Pictures stay out. Extract the lines below from the first one through the line with "import * as", both included.

•••••

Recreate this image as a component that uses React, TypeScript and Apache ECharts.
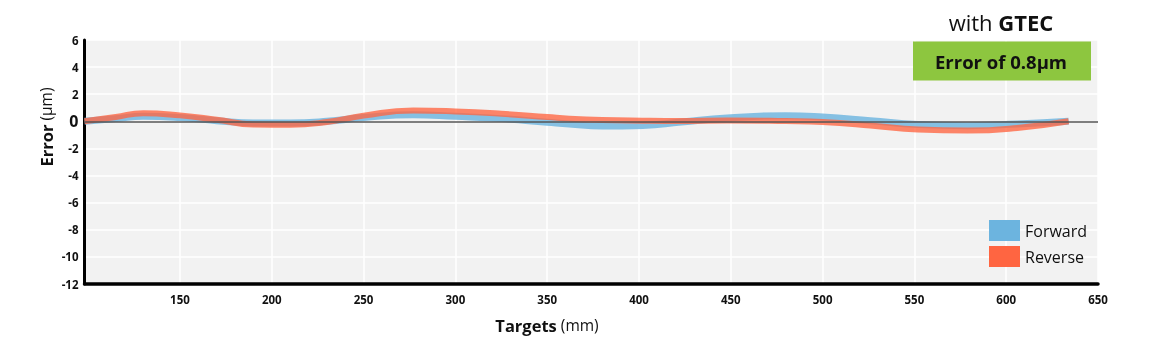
import React, { useEffect, useRef } from "react";
import * as echarts from "echarts";

const targets = [98, 115, 130, 150, 170, 190, 210, 230, 250, 277, 300, 325, 350, 362, 380, 402, 423, 448, 480, 500, 526, 552, 579, 606, 634];
const forward = [0, 0.2, 0.37, 0.28, 0.05, -0.12, -0.12, 0.0, 0.28, 0.49, 0.37, 0.2, -0.07, -0.2, -0.35, -0.3, -0.05, 0.24, 0.42, 0.32, 0.05, -0.24, -0.32, -0.2, 0];
const reverse = [0, 0.32, 0.6, 0.44, 0.12, -0.24, -0.26, -0.05, 0.42, 0.8, 0.73, 0.56, 0.32, 0.2, 0.1, 0.05, 0.03, 0.07, 0.02, -0.05, -0.3, -0.61, -0.68, -0.49, 0];
const xTicks = [150, 200, 250, 300, 350, 400, 450, 500, 550, 600, 650];
const seriesNames = ["Forward", "Reverse"];
const FONT = "'Open Sans', 'Noto Sans', sans-serif";

export default function App() {
  const ref = useRef<HTMLDivElement>(null);
  useEffect(() => {
    if (!ref.current) return;
    const chart = echarts.init(ref.current, undefined, { renderer: "svg" });
    const pair = (ys: number[]) => targets.map((x, i) => [x, ys[i]]);
    chart.setOption({
      animation: false,
      textStyle: { fontFamily: FONT },
      grid: {
        left: 84.5,
        right: 72,
        top: 40,
        bottom: 67,
        show: true,
        backgroundColor: "#f2f2f2",
        borderWidth: 0,
      },
      legend: {
        orient: "vertical",
        left: 989,
        top: 220,
        padding: 0,
        itemWidth: 31,
        itemHeight: 21,
        itemGap: 5,
        icon: "rect",
        textStyle: { fontSize: 16, color: "#111", fontFamily: FONT },
        data: [
          { name: seriesNames[0], itemStyle: { color: "#6cb4df", opacity: 1, borderWidth: 0 } },
          { name: seriesNames[1], itemStyle: { color: "#ff6541", opacity: 1, borderWidth: 0 } },
        ],
      },
      xAxis: {
        type: "value",
        min: 98,
        max: 650,
        axisLine: { show: true, onZero: false, lineStyle: { color: "#000", width: 3.5 } },
        axisTick: { show: false, customValues: xTicks },
        axisLabel: {
          customValues: xTicks,
          fontSize: 11.5,
          fontWeight: "bold",
          color: "#111",
          margin: 9,
          fontFamily: FONT,
        },
        splitLine: { show: true, lineStyle: { color: "#ffffff", width: 1.5 } },
      },
      yAxis: {
        type: "value",
        min: -12,
        max: 6,
        interval: 2,
        axisLine: { show: true, lineStyle: { color: "#000", width: 3 } },
        axisTick: { show: false },
        axisLabel: {
          fontSize: 11.5,
          fontWeight: "bold",
          color: "#111",
          margin: 6,
          fontFamily: FONT,
          formatter: (v: number) => (v === 0 ? "{z|0}" : String(v)),
          rich: { z: { fontSize: 16, fontWeight: "bold", color: "#111", fontFamily: FONT } },
        },
        splitLine: { show: true, lineStyle: { color: "#ffffff", width: 1.5 } },
      },
      series: [
        {
          name: seriesNames[0],
          type: "line",
          data: pair(forward),
          smooth: 0.5,
          showSymbol: false,
          symbol: "none",
          itemStyle: { color: "#6cb4df" },
          lineStyle: { color: "rgba(108,180,223,0.82)", width: 7 },
          markLine: {
            silent: true,
            symbol: ["none", "none"],
            label: { show: false },
            lineStyle: { color: "#555", width: 1.5, type: "solid" },
            data: [{ yAxis: 0 }],
          },
          z: 2,
        },
        {
          name: seriesNames[1],
          type: "line",
          data: pair(reverse),
          smooth: 0.5,
          showSymbol: false,
          symbol: "none",
          itemStyle: { color: "#ff6541" },
          lineStyle: { color: "rgba(255,101,65,0.78)", width: 6 },
          z: 3,
        },
      ],
      graphic: [
        {
          type: "text",
          x: 1001,
          y: 22,
          z: 10,
          style: {
            text: "with {b|GTEC}",
            fontSize: 22,
            fill: "#111",
            align: "center",
            verticalAlign: "middle",
            fontFamily: FONT,
            rich: { b: { fontSize: 22, fontWeight: "bold", fill: "#111", fontFamily: FONT } },
          },
        },
        {
          type: "rect",
          shape: { x: 913, y: 41.5, width: 178, height: 39 },
          style: { fill: "#8dc63f" },
          z: 10,
        },
        {
          type: "text",
          x: 1001,
          y: 61,
          z: 11,
          style: {
            text: "Error of 0.8µm",
            fontSize: 18.5,
            fontWeight: "bold",
            fill: "#111",
            align: "center",
            verticalAlign: "middle",
            fontFamily: FONT,
          },
        },
        {
          type: "text",
          x: 547,
          y: 325,
          z: 10,
          style: {
            text: "{b|Targets} (mm)",
            fontSize: 15.5,
            fill: "#111",
            align: "center",
            verticalAlign: "middle",
            fontFamily: FONT,
            rich: { b: { fontSize: 16.5, fontWeight: "bold", fill: "#111", fontFamily: FONT } },
          },
        },
        {
          type: "text",
          x: 46,
          y: 127,
          rotation: Math.PI / 2,
          z: 10,
          style: {
            text: "{b|Error} (µm)",
            fontSize: 15.5,
            fill: "#111",
            align: "center",
            verticalAlign: "middle",
            fontFamily: FONT,
            rich: { b: { fontSize: 16.5, fontWeight: "bold", fill: "#111", fontFamily: FONT } },
          },
        },
      ],
    });
    return () => chart.dispose();
  }, []);
  return (
    <div
      ref={ref}
      style={{ position: "fixed", left: 0, top: 0, width: 1170, height: 351 }}
    />
  );
}
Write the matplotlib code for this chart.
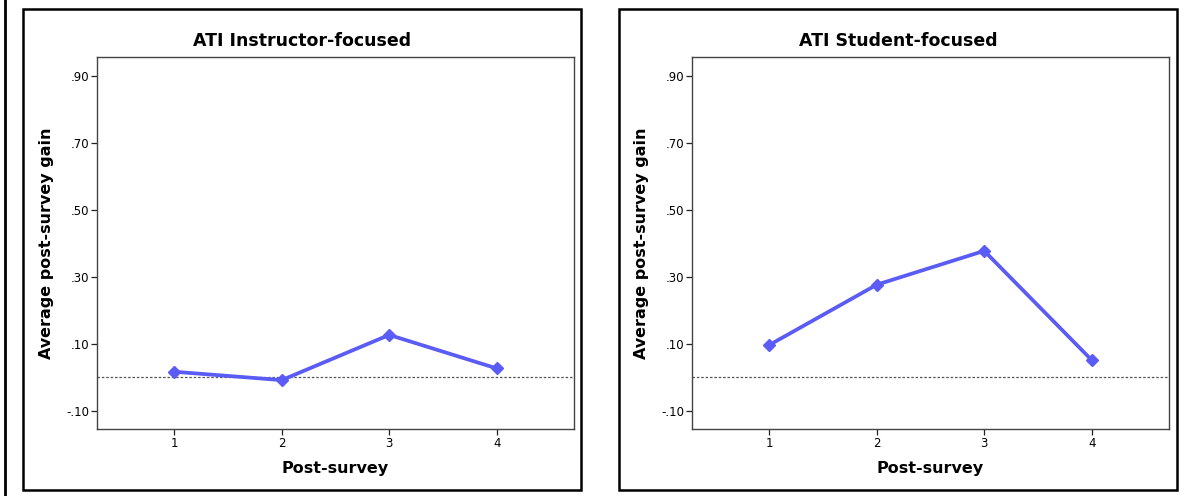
import matplotlib
matplotlib.use("Agg")
import matplotlib.pyplot as plt
from matplotlib.patches import Rectangle
from matplotlib.lines import Line2D

surveys = [1, 2, 3, 4]
instructor_gain = [0.017, -0.008, 0.127, 0.027]
student_gain = [0.097, 0.277, 0.378, 0.052]
titles = ["ATI Instructor-focused", "ATI Student-focused"]
yticks = [-0.10, 0.10, 0.30, 0.50, 0.70, 0.90]
ytick_labels = ["-.10", ".10", ".30", ".50", ".70", ".90"]

W, H = 1187, 496
fig = plt.figure(figsize=(W / 100, H / 100), dpi=100)
plt.rcParams['font.family'] = ['DejaVu Sans']

def fx(px):
    return px / W

def fy(py):
    return 1 - py / H

line_color = '#5b5bf5'
panels = [
    dict(ax=(97, 574), frame=(23, 581), data=instructor_gain, title=titles[0]),
    dict(ax=(692, 1169), frame=(619, 1177), data=student_gain, title=titles[1]),
]
ax_top, ax_bot = 57, 429
frame_top, frame_bot = 9, 490

for p in panels:
    x0, x1 = p['ax']
    ax = fig.add_axes([fx(x0), fy(ax_bot), fx(x1 - x0), (ax_bot - ax_top) / H])
    ax.plot(surveys, p['data'], color=line_color, lw=2.7, marker='D', ms=6.5,
            markeredgecolor=line_color, markerfacecolor=line_color, zorder=3)
    ax.axhline(0, color='#555555', lw=0.9, ls=(0, (2, 1.5)), zorder=2)
    ax.set_xlim(0.28, 4.72)
    ax.set_ylim(-0.154, 0.957)
    ax.set_xticks(surveys)
    ax.set_xticklabels([str(s) for s in surveys], fontsize=8.5)
    ax.set_yticks(yticks)
    ax.set_yticklabels(ytick_labels, fontsize=8.5)
    ax.tick_params(direction='out', length=4, width=0.9, color='#222222', pad=1.5)
    for s in ax.spines.values():
        s.set_color('#444444')
        s.set_linewidth(1.0)
    ax.set_xlabel('Post-survey', fontsize=11.5, fontweight='bold', labelpad=8)
    ax.set_ylabel('Average post-survey gain', fontsize=11.5, fontweight='bold', labelpad=9)
    f0, f1 = p['frame']
    fig.patches.append(Rectangle((fx(f0), fy(frame_bot)), fx(f1 - f0), (frame_bot - frame_top) / H,
                                 transform=fig.transFigure, fill=False, edgecolor='black', lw=1.8))
    fig.text(fx((f0 + f1) / 2), fy(41), p['title'], ha='center', va='center',
             fontsize=12.5, fontweight='bold')

fig.lines.append(Line2D([fx(5), fx(5)], [0, 1], transform=fig.transFigure, color='black', lw=2))

fig.savefig('out.png', dpi=100)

•••••

* [Answer for this exercise]
Recreate this image as a component that uses React, TypeScript and Apache ECharts.
import React, { useEffect, useRef } from "react";
import * as echarts from "echarts";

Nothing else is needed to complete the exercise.